Auch dem Schreiben der Vorsitzenden Richterin am Landgericht vom 12. Juni 2003 an das Finanzgericht, dass das Urteil und die Bewährungsauflage letztlich auf einer Absprache (zwischen Gericht, Staatsanwaltschaft und Verteidigung) beruhten, kann nicht ein poenaler Nebenzweck der Auflage entnommen werden. Der Begriff "Bewährungsauflage", den die Vorsitzende Richterin am Landgericht in ihrem Schreiben vom 12. Juni 2003 verwendet, der kein gesetzlicher Begriff ist, bezieht sich entgegen der Ansicht des Finanzamts nicht nur auf die Auflage gemäß § 56 b Abs. 2 Nr. 2-4 StGB, sondern auch auf § 56 b Abs. 2 Nr. 1 StGB, so dass sich aus der Verwendung des Begriffs "Bewährungsauflage" nicht ein poenaler Charakter der Auflage ableiten lässt.

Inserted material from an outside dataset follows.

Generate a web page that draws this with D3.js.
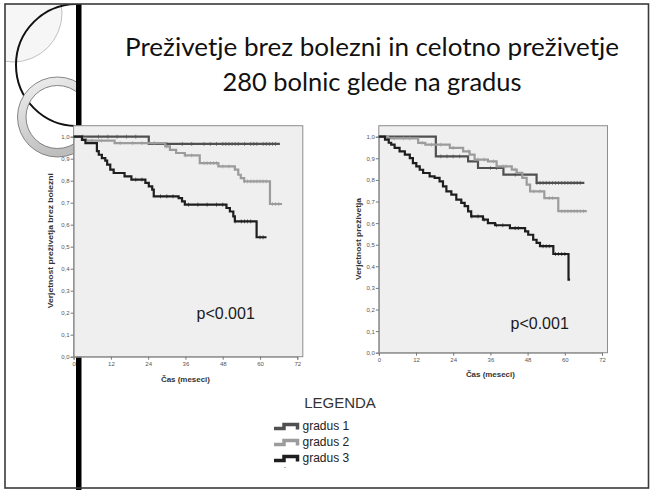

Schließlich ergibt sich aus der Verwendung der 100 000 DM bei der Tierpark AG, dass es sich ausschließlich um Schadenswiedergutmachung handelt. Die Tierpark AG als durch die Straftat des Klägers Geschädigte hat das Geld in ihrem Verwaltungshaushalt als Baurücklage gebucht und eingestellt. Hieraus ergibt sich die (teilweise) Schadenswiedergutmachung, ohne dass der Zahlung ein anderer Zweck zuzuerkennen ist.

Da im Übrigen keine Umstände ersichtlich sind, die über die Wiedergutmachung des Schadens hinaus auf einen poenalen Charakter der erteilten Auflage schließen lassen, greift § 12 Nr. 4 EStG im Ergebnis nicht ein.

Die dem Finanzamt aufgegebene Errechnung der Steuer beruht auf § 100 Abs. 2 Satz 2 FGO.

Die Kostenentscheidung beruht auf § 135 Abs. 1 FGO.

Der Ausspruch über die vorläufige Vollstreckbarkeit hinsichtlich der Kosten und über den Vollstreckungsschutz folgt aus § 151 Abs. 1 Satz 1 Halbsatz 1, Abs. 3 FGO i.V.m. § 708 Nr. 11, 711 Zivilprozessordnung.